BENGALURU: Gopala Krishna, a farmer with 1.5 acres of land and two cows in Kerekottiganaruru village of Nelamangala taluk, Bengaluru Rural district, volunteers to clean kalyanis or step wells in his village. Krishna, 54, recalls that about 30 years ago, water from kalyanis was used for agricultural purposes, but dried up over the years.
"We are trying to bring them back to life," said Krishna. He pointed to a kalyani located next to nearby Sharada Vidyapeetha Road. "We cleaned that one just last week. When it rained on Sunday, it filled up with water which was clean."
For the villagers of Nelamangala taluk, it is back to the future. They are working to restore kalyanis and build recharge wells as well as water pools to bring back perennial water supply to the 195 villages in the district.
Praveen Kumar, an engineer who divides his time between the city and villages, says, "The villagers are habitants and beneficiaries of the river basin and are trying really hard to bring back their water resources. Help from people like me is a small contribution to the mega task," he added. Praveen has been monitoring work on water pools and recharge wells.
Simultaneously, planting of trees is on in full swing in many place along the course of the Kumudvathi river, which once flowed from its origin in Shivagange, off Tumakuru Road, and passed through Nelamangala and Magadi taluks before meeting the Arkavathy river as a tributary at the Thippagondanahalli reservoir. Ultimately, the river flows on to join the Cauvery.
The volunteers are trying to rejuvenate the river, under the Kumudvathi River Rejuvenation Project (KRRP), which is a project of the International Association for Human Values (IAHV) founded by Gurudev Sri Sri Ravi Shankar, under the Art of Living. The river rejuvenation essentially comprises ground water rejuvenation and for this purpose, constructing recharge wells, boulder checks, water pools, recharge injection wells and afforestation in identified villages are being undertaken. On Sunday, various ground water rejuvenation structures completed in Thyamagondlu and Mondigere mini watersheds were dedicated to the communities. "Some of the village K women bring cold beverages for us and help us plant and take care of the saplings. They water and monitor their growth. We have planted more than 8,000 trees," said Ananth A of Doddabele, when TOI visited the river course on Sunday.
Dr Lingaraju Yale, geo-hydrologist Yale, geo-hydrologist who has designed the river rejuvenation plan said, "We haven't planted any exotic varieties near the water pools, only native species. The results are on a micro level but experienced by the local people."
Environmentalist AN Yellappa Reddy said, "The Kumudvathi is still alive and pollution levels are lower compared to other rivers in the state. We've managed to channelize rainwater to 5-10% of the catchment area. The water pools created sustain water even in mid-summer and groundwater potential has improved in the surrounding wells."

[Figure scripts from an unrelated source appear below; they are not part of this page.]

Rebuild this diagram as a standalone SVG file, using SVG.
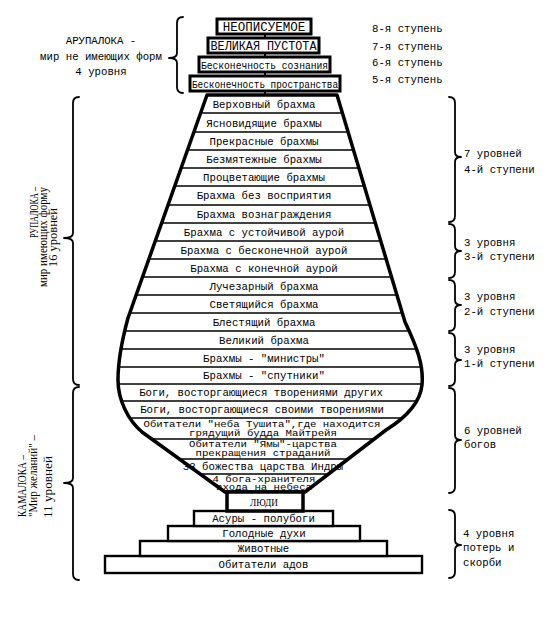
<svg xmlns="http://www.w3.org/2000/svg" width="559" height="619" viewBox="0 0 559 619">
<defs>
<style>
.m{font-family:"Liberation Mono","Courier New",monospace;font-size:10.7px;fill:#000}
.t{font-family:"Liberation Mono","Courier New",monospace;font-size:8.6px;fill:#000}
.c{text-anchor:middle}
.s{font-family:"Liberation Serif","Times New Roman",serif;font-size:11.5px;fill:#000}
.box{fill:#fff;stroke:#000;stroke-width:3}
.step{fill:#fff;stroke:#000;stroke-width:2.4}
.row{stroke:#000;stroke-width:1.3}
.br{fill:none;stroke:#000;stroke-width:1.8;stroke-linecap:round;stroke-linejoin:round}
.ln{stroke:#000;stroke-width:2}
.vase{fill:none;stroke:#000;stroke-width:3.5;stroke-linejoin:round}
</style>
<clipPath id="vc"><path d="M207,95 L337,95 L405,322 C416,345 424,365 422,385 C420,405 402,420 386,430 L305,492 L225,492 L142,432 C128,420 118,400 118,380 C118,360 122,340 128,318 Z"/></clipPath>
</defs>
<rect width="559" height="619" fill="#fff"/>

<g id="connectors">
<line class="ln" x1="265" y1="34" x2="265" y2="38"/>
<line class="ln" x1="265" y1="53" x2="265" y2="57"/>
<line class="ln" x1="265" y1="72" x2="265" y2="76"/>
<line class="ln" x1="265" y1="91" x2="265" y2="95"/>
</g>

<g id="arupaloka">
<g id="n-neopis"><rect class="box" x="217" y="19" width="94" height="15"/><text class="m c" x="264" y="31" style="font-size:12.5px">НЕОПИСУЕМОЕ</text></g>
<g id="n-pustota"><rect class="box" x="208" y="38" width="111" height="15"/><text class="m c" x="263.5" y="50" style="font-size:12px" textLength="106" lengthAdjust="spacingAndGlyphs">ВЕЛИКАЯ ПУСТОТА</text></g>
<g id="n-soznanie"><rect class="box" x="199" y="57" width="131" height="15"/><text class="m c" x="264.5" y="68.5" style="font-size:10px" textLength="127" lengthAdjust="spacingAndGlyphs">Бесконечность сознания</text></g>
<g id="n-prostranstvo"><rect class="box" x="190" y="76" width="150" height="15"/><text class="m c" x="265" y="87.5" style="font-size:10px" textLength="146" lengthAdjust="spacingAndGlyphs">Бесконечность пространства</text></g>
</g>

<g id="vase">
<path d="M207,95 L337,95 L405,322 C416,345 424,365 422,385 C420,405 402,420 386,430 L305,492 L225,492 L142,432 C128,420 118,400 118,380 C118,360 122,340 128,318 Z" fill="#fff"/>
<g clip-path="url(#vc)">
<line class="row" x1="90" y1="113" x2="440" y2="113"/>
<line class="row" x1="90" y1="132" x2="440" y2="132"/>
<line class="row" x1="90" y1="150" x2="440" y2="150"/>
<line class="row" x1="90" y1="168" x2="440" y2="168"/>
<line class="row" x1="90" y1="186" x2="440" y2="186"/>
<line class="row" x1="90" y1="205" x2="440" y2="205"/>
<line class="row" x1="90" y1="223" x2="440" y2="223"/>
<line class="row" x1="90" y1="241" x2="440" y2="241"/>
<line class="row" x1="90" y1="259" x2="440" y2="259"/>
<line class="row" x1="90" y1="277" x2="440" y2="277"/>
<line class="row" x1="90" y1="295" x2="440" y2="295"/>
<line class="row" x1="90" y1="313" x2="440" y2="313"/>
<line class="row" x1="90" y1="331" x2="440" y2="331"/>
<line class="row" x1="90" y1="349" x2="440" y2="349"/>
<line class="row" x1="90" y1="367" x2="440" y2="367"/>
<line class="row" x1="90" y1="384" x2="440" y2="384"/>
<line class="row" x1="90" y1="401" x2="440" y2="401"/>
<line class="row" x1="90" y1="418" x2="440" y2="418"/>
<line class="row" x1="90" y1="439" x2="440" y2="439"/>
<line class="row" x1="90" y1="459" x2="440" y2="459"/>
<line class="row" x1="90" y1="474" x2="440" y2="474"/>
</g>
<g id="r01"><text class="m c" x="264" y="108">Верховный брахма</text></g>
<g id="r02"><text class="m c" x="264" y="126.5">Ясновидящие брахмы</text></g>
<g id="r03"><text class="m c" x="264" y="144.5">Прекрасные брахмы</text></g>
<g id="r04"><text class="m c" x="264" y="162.5">Безмятежные брахмы</text></g>
<g id="r05"><text class="m c" x="264" y="180.5">Процветающие брахмы</text></g>
<g id="r06"><text class="m c" x="264" y="199">Брахма без восприятия</text></g>
<g id="r07"><text class="m c" x="264" y="217.5">Брахма вознаграждения</text></g>
<g id="r08"><text class="m c" x="264" y="235.5">Брахма с устойчивой аурой</text></g>
<g id="r09"><text class="m c" x="264" y="253.5">Брахма с бесконечной аурой</text></g>
<g id="r10"><text class="m c" x="264" y="271.5">Брахма с конечной аурой</text></g>
<g id="r11"><text class="m c" x="264" y="289.5">Лучезарный брахма</text></g>
<g id="r12"><text class="m c" x="264" y="307.5">Светящийся брахма</text></g>
<g id="r13"><text class="m c" x="264" y="325.5">Блестящий брахма</text></g>
<g id="r14"><text class="m c" x="264" y="343.5">Великий брахма</text></g>
<g id="r15"><text class="m c" x="264" y="361.5">Брахмы - "министры"</text></g>
<g id="r16"><text class="m c" x="264" y="379">Брахмы - "спутники"</text></g>
<g id="r17"><text class="m c" x="261" y="396">Боги, восторгающиеся творениями других</text></g>
<g id="r18"><text class="m c" x="262" y="413">Боги, восторгающиеся своими творениями</text></g>
<g id="r19"><text class="t c" x="262" y="427" textLength="237" lengthAdjust="spacingAndGlyphs">Обитатели "неба Тушита",где находится</text><text class="t c" x="263" y="436" textLength="148" lengthAdjust="spacingAndGlyphs">грядущий будда Майтрейя</text></g>
<g id="r20"><text class="t c" x="263" y="447" textLength="148" lengthAdjust="spacingAndGlyphs">Обитатели "Ямы"-царства</text><text class="t c" x="263" y="456" textLength="135" lengthAdjust="spacingAndGlyphs">прекращения страданий</text></g>
<g id="r21"><text class="m c" x="263" y="470">33 божества царства Индры</text></g>
<g id="r22"><text class="t c" x="264" y="481.5" textLength="103" lengthAdjust="spacingAndGlyphs">4 бога-хранителя</text><text class="t c" x="264" y="490" textLength="96" lengthAdjust="spacingAndGlyphs">входа на небеса</text></g>
<path class="vase" d="M207,95 L337,95 L405,322 C416,345 424,365 422,385 C420,405 402,420 386,430 L305,492 L225,492 L142,432 C128,420 118,400 118,380 C118,360 122,340 128,318 Z"/>
</g>

<g id="steps">
<g id="s-adov"><rect class="step" x="105" y="556" width="317" height="17"/><text class="m c" x="263.5" y="568">Обитатели адов</text></g>
<g id="s-zhivotnye"><rect class="step" x="140" y="541" width="247" height="15"/><text class="m c" x="263.5" y="552">Животные</text></g>
<g id="s-golodnye"><rect class="step" x="168" y="526" width="192" height="15"/><text class="m c" x="264" y="537">Голодные духи</text></g>
<g id="s-asury"><rect class="step" x="194" y="511" width="139" height="15"/><text class="m c" x="263.5" y="522">Асуры - полубоги</text></g>
<g id="s-lyudi"><rect x="227" y="492" width="76" height="19" fill="#fff" stroke="#000" stroke-width="3.5"/><text class="s c" x="264" y="505.5" style="font-size:10px" textLength="28" lengthAdjust="spacingAndGlyphs">ЛЮДИ</text></g>
</g>

<g id="braces">
<path class="br" d="M183,17 Q177,17 177,23 L177,53 Q177,58 169,58 Q177,58 177,63 L177,87 Q177,93 183,93"/>
<path class="br" d="M79,97 Q73,97 73,103 L73,233 Q73,238 64,238 Q73,238 73,243 L73,379 Q73,385 79,385"/>
<path class="br" d="M79,387 Q73,387 73,393 L73,478 Q73,483 64,483 Q73,483 73,488 L73,574 Q73,580 79,580"/>
<path class="br" d="M449,97 Q455,97 455,103 L455,152 Q455,157 461,157 Q455,157 455,162 L455,216 Q455,222 449,222"/>
<path class="br" d="M449,224 Q455,224 455,230 L455,246 Q455,251 461,251 Q455,251 455,256 L455,272 Q455,278 449,278"/>
<path class="br" d="M449,280 Q455,280 455,286 L455,300 Q455,305 461,305 Q455,305 455,310 L455,325 Q455,331 449,331"/>
<path class="br" d="M449,333 Q455,333 455,339 L455,355 Q455,360 461,360 Q455,360 455,365 L455,380 Q455,386 449,386"/>
<path class="br" d="M449,388 Q455,388 455,394 L455,435 Q455,440 461,440 Q455,440 455,445 L455,487 Q455,493 449,493"/>
<path class="br" d="M449,510 Q455,510 455,516 L455,540 Q455,545 461,545 Q455,545 455,550 L455,572 Q455,578 449,578"/>
</g>

<g id="labels-left">
<g id="l-arupa">
<text class="m c" x="101" y="44">АРУПАЛОКА -</text>
<text class="m c" x="101" y="60">мир не имеющих форм</text>
<text class="m c" x="101" y="75">4 уровня</text>
</g>
<g id="l-rupa">
<text class="s" transform="translate(38,238) rotate(-90)" textLength="51" lengthAdjust="spacingAndGlyphs">РУПАЛОКА –</text>
<text class="s" transform="translate(47,287) rotate(-90)" textLength="100" lengthAdjust="spacingAndGlyphs">мир имеющих форму</text>
<text class="s" transform="translate(57,267) rotate(-90)" textLength="59" lengthAdjust="spacingAndGlyphs">16 уровней</text>
</g>
<g id="l-kama">
<text class="s" transform="translate(26,517) rotate(-90)" textLength="62" lengthAdjust="spacingAndGlyphs">КАМАЛОКА –</text>
<text class="s" transform="translate(37,517) rotate(-90)" textLength="82" lengthAdjust="spacingAndGlyphs">"Мир желаний" –</text>
<text class="s" transform="translate(52,518) rotate(-90)" textLength="62" lengthAdjust="spacingAndGlyphs">11 уровней</text>
</g>
</g>

<g id="labels-right">
<text class="m" x="372" y="32">8-я ступень</text>
<text class="m" x="372" y="50">7-я ступень</text>
<text class="m" x="372" y="66">6-я ступень</text>
<text class="m" x="372" y="83">5-я ступень</text>
<text class="m" x="464" y="157">7 уровней</text>
<text class="m" x="464" y="173">4-й ступени</text>
<text class="m" x="464" y="246">3 уровня</text>
<text class="m" x="464" y="260">3-й ступени</text>
<text class="m" x="464" y="300">3 уровня</text>
<text class="m" x="464" y="315">2-й ступени</text>
<text class="m" x="464" y="353">3 уровня</text>
<text class="m" x="464" y="367">1-й ступени</text>
<text class="m" x="464" y="434">6 уровней</text>
<text class="m" x="464" y="448">богов</text>
<text class="m" x="463" y="537">4 уровня</text>
<text class="m" x="463" y="551">потерь и</text>
<text class="m" x="463" y="566">скорби</text>
</g>
</svg>
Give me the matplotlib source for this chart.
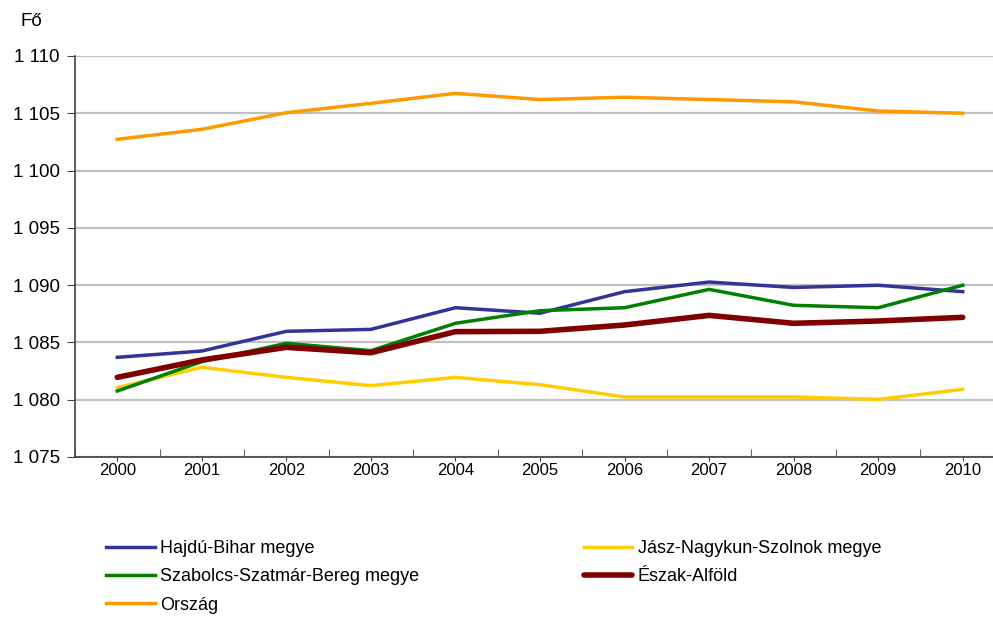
import numpy as np
import matplotlib.pyplot as plt
from matplotlib.ticker import FixedLocator

plt.rcParams['font.family'] = ['Liberation Sans', 'DejaVu Sans']

years = ['2000', '2001', '2002', '2003', '2004', '2005', '2006', '2007', '2008', '2009', '2010']
hajdu = [1083.7, 1084.25, 1085.97, 1086.14, 1088.03, 1087.55, 1089.43, 1090.27, 1089.8, 1089.99, 1089.43]
jasz = [1081.05, 1082.83, 1081.95, 1081.23, 1081.95, 1081.31, 1080.24, 1080.24, 1080.24, 1080.03, 1080.9]
szabolcs = [1080.76, 1083.32, 1084.92, 1084.28, 1086.67, 1087.77, 1088.03, 1089.63, 1088.24, 1088.03, 1089.99]
eszak = [1081.95, 1083.47, 1084.57, 1084.1, 1085.94, 1085.97, 1086.52, 1087.36, 1086.67, 1086.87, 1087.19]
orszag = [1102.73, 1103.6, 1105.05, 1105.87, 1106.74, 1106.2, 1106.4, 1106.2, 1106.0, 1105.2, 1105.0]
yticks = [1075, 1080, 1085, 1090, 1095, 1100, 1105, 1110]
ylabels = ['1 075', '1 080', '1 085', '1 090', '1 095', '1 100', '1 105', '1 110']

fig = plt.figure(figsize=(9.93, 6.17), dpi=100)
ax = fig.add_axes([75/993, 160/617, 930/993, 401/617])

x = np.arange(len(years))
l1, = ax.plot(x, hajdu, color='#333399', lw=2.5, label='Hajdú-Bihar megye')
l2, = ax.plot(x, jasz, color='#FFCC00', lw=2.5, label='Jász-Nagykun-Szolnok megye')
l3, = ax.plot(x, szabolcs, color='#008000', lw=2.5, label='Szabolcs-Szatmár-Bereg megye')
l4, = ax.plot(x, eszak, color='#800000', lw=4.0, label='Észak-Alföld', solid_capstyle='round')
l5, = ax.plot(x, orszag, color='#FF9900', lw=2.5, label='Ország')

ax.set_xlim(-0.5, len(years) - 0.5)
ax.set_ylim(1075, 1110)
ax.set_yticks(yticks)
ax.set_yticklabels(ylabels, fontsize=13.5)
ax.set_xticks(x)
ax.set_xticklabels(years, fontsize=12)
ax.xaxis.set_minor_locator(FixedLocator(np.arange(-0.5, len(years), 1)))
ax.tick_params(axis='x', which='major', direction='out', length=3, pad=1.5, color='#404040')
ax.tick_params(axis='x', which='minor', direction='in', length=6, color='#404040')
ax.tick_params(axis='y', which='major', direction='out', length=6, pad=5, color='#404040')
ax.grid(axis='y', color='#C0C0C0', lw=1.6)
ax.set_axisbelow(True)
for s in ['top', 'right']:
    ax.spines[s].set_visible(False)
for s in ['left', 'bottom']:
    ax.spines[s].set_color('#404040')
    ax.spines[s].set_linewidth(1.2)

fig.text(20/993, 1 - 22/617, 'Fő', fontsize=13.5, va='center')

fig.legend([l1, l3, l5, l2, l4],
           [l1.get_label(), l3.get_label(), l5.get_label(), l2.get_label(), l4.get_label()],
           ncol=2, loc='upper left', bbox_to_anchor=(106/993, 1 - 540/617),
           frameon=False, fontsize=13, handlelength=2.7, handletextpad=0.3,
           columnspacing=9.1, labelspacing=0.63, borderaxespad=0, borderpad=0)

fig.savefig('out.png', dpi=100)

He added, "Local people get quality drinking water if they take care of water bodies, and prevent digging of borewells and the land or quarry mafia from exploiting the water. Hills and mountains around the villages should be protected."
The rejuvenation of the river was initiated by the Art of Living under the International Association for Human Values, three years ago. With HAL joining in with CSR funds, rejuvenation activities were completed in the Taverekere, Thyamagondlu and Mondigere mini watersheds.
We are waiting for the day when water flows into the river. It is a collective effort by volunteers both in the village and city. I saw the water in the pools, and it was pristine. The villagers are the true beneficiaries," said VM Chamola, director (HR) of HAL.
"The role of IAHV, Art of Living, is to interact with the village community to bring awareness, with gram panchayat officials and elected members to prepare village level action plans," said T Srinivasa Reddy, faculty, Art of Living.
It's a noble mission, and we must make more such efforts to recharge or revive dying water-bodies in the country. In just three years, a group of volunteers has managed to achieve what government schemes take decades. These volunteers were driven by zeal and a desire to see a parched river spring back to life. Along the way, they started cleaning up tanks and rivers that are interlinked with the river, and the result is very sweet. There's a lot to learn from this exercise: Stop mindless savaging of banks for sand and real-estate activity, and do not flood the river with filth. More important, collective action with a clear agenda leads to rich dividends.